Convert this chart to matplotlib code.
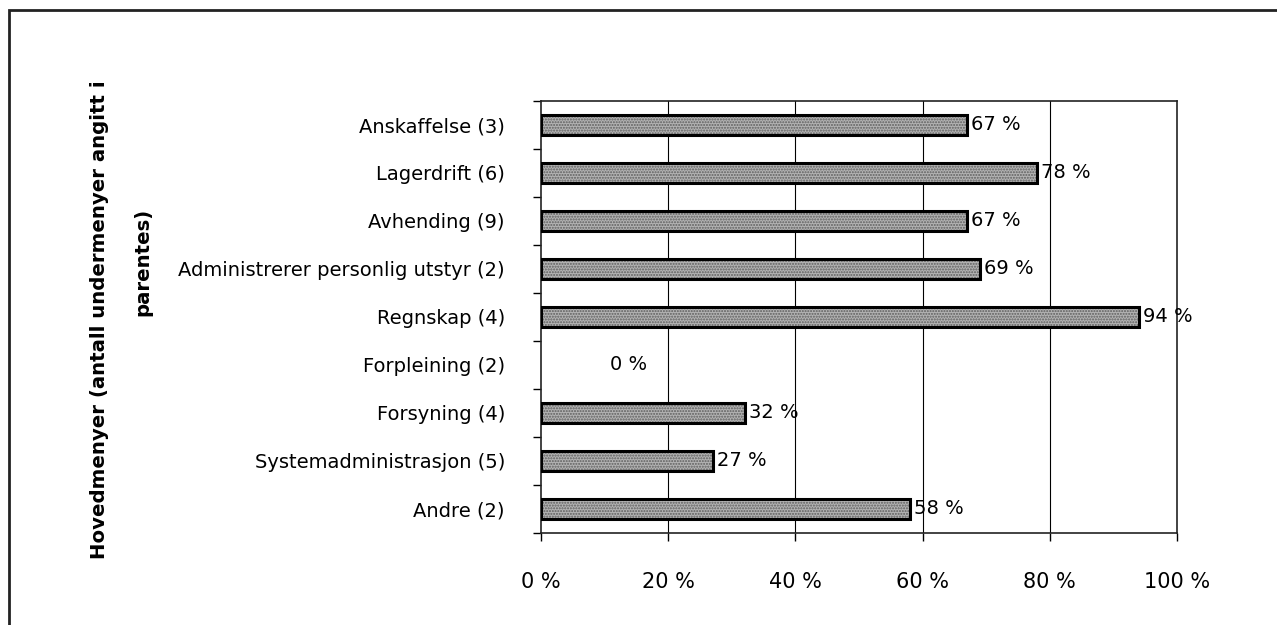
________________
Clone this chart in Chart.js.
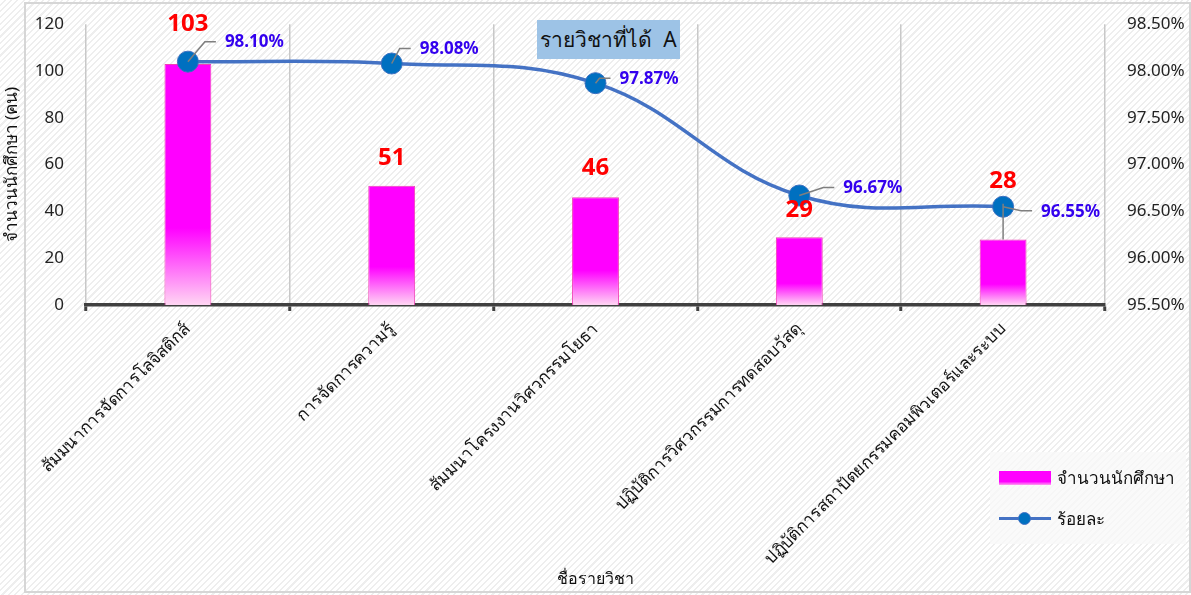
________________
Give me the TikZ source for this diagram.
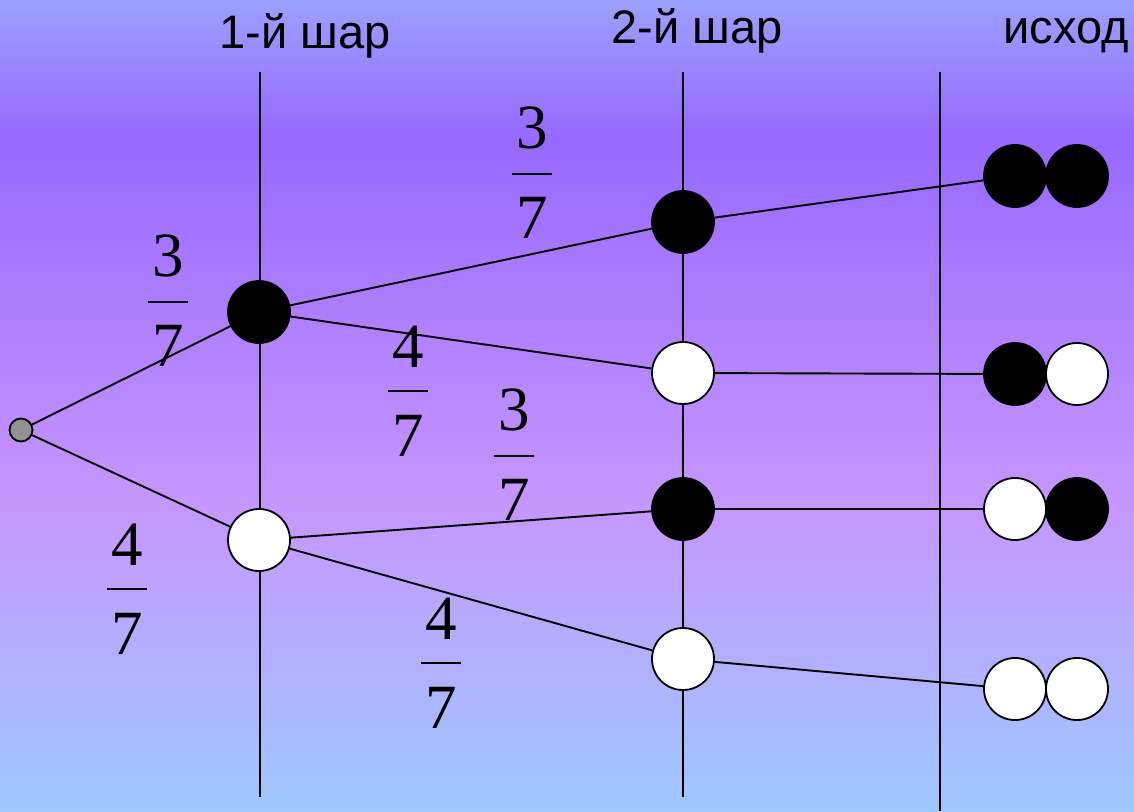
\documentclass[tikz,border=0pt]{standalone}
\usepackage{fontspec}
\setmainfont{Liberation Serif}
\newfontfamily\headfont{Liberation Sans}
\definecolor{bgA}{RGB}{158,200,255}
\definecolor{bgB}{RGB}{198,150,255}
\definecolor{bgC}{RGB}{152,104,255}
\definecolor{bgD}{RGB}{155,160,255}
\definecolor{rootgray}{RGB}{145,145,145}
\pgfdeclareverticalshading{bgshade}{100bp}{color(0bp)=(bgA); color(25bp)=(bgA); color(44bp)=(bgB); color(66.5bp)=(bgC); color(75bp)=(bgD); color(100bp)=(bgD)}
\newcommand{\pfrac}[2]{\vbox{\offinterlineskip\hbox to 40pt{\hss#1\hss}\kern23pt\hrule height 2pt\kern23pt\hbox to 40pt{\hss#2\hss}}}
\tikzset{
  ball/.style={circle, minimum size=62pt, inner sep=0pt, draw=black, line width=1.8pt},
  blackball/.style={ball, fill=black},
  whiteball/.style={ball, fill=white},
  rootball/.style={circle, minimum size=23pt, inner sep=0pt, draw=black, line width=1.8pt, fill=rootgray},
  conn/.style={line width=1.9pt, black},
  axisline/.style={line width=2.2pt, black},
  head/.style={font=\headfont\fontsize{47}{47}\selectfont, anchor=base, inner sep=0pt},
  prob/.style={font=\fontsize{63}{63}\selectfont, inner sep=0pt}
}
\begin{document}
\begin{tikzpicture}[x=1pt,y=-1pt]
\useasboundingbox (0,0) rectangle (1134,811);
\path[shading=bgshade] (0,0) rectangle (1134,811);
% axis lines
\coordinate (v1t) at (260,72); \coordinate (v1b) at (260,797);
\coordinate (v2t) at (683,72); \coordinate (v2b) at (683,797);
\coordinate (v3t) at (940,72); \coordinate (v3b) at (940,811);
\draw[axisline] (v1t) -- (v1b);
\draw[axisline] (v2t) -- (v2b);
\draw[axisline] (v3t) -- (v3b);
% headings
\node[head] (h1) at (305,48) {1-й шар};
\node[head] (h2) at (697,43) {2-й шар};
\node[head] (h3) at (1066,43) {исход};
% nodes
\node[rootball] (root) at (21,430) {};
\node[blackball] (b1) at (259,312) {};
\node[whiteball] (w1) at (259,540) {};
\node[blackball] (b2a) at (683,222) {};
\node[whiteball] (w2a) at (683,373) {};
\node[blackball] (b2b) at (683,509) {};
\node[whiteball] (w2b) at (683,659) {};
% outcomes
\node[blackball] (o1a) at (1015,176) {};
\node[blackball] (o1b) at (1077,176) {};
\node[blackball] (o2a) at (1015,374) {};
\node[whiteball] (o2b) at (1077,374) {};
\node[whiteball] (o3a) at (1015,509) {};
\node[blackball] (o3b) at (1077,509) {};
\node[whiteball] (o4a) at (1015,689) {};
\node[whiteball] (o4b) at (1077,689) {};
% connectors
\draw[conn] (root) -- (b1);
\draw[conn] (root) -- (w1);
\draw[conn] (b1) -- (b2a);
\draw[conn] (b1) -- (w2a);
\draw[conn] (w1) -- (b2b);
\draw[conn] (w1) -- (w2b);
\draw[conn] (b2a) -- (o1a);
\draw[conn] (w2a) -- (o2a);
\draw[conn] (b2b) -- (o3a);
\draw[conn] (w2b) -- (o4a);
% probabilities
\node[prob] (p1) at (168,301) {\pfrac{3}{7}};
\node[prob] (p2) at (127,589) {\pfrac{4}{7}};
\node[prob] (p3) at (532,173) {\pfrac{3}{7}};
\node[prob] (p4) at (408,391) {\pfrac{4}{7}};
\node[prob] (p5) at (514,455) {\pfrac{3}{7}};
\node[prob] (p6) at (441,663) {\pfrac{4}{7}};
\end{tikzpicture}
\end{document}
________________
BRIEF :: Tell how many lines of the records above hold the string "this". Give no other text.

REPLY TO THE EXERCISE :: 3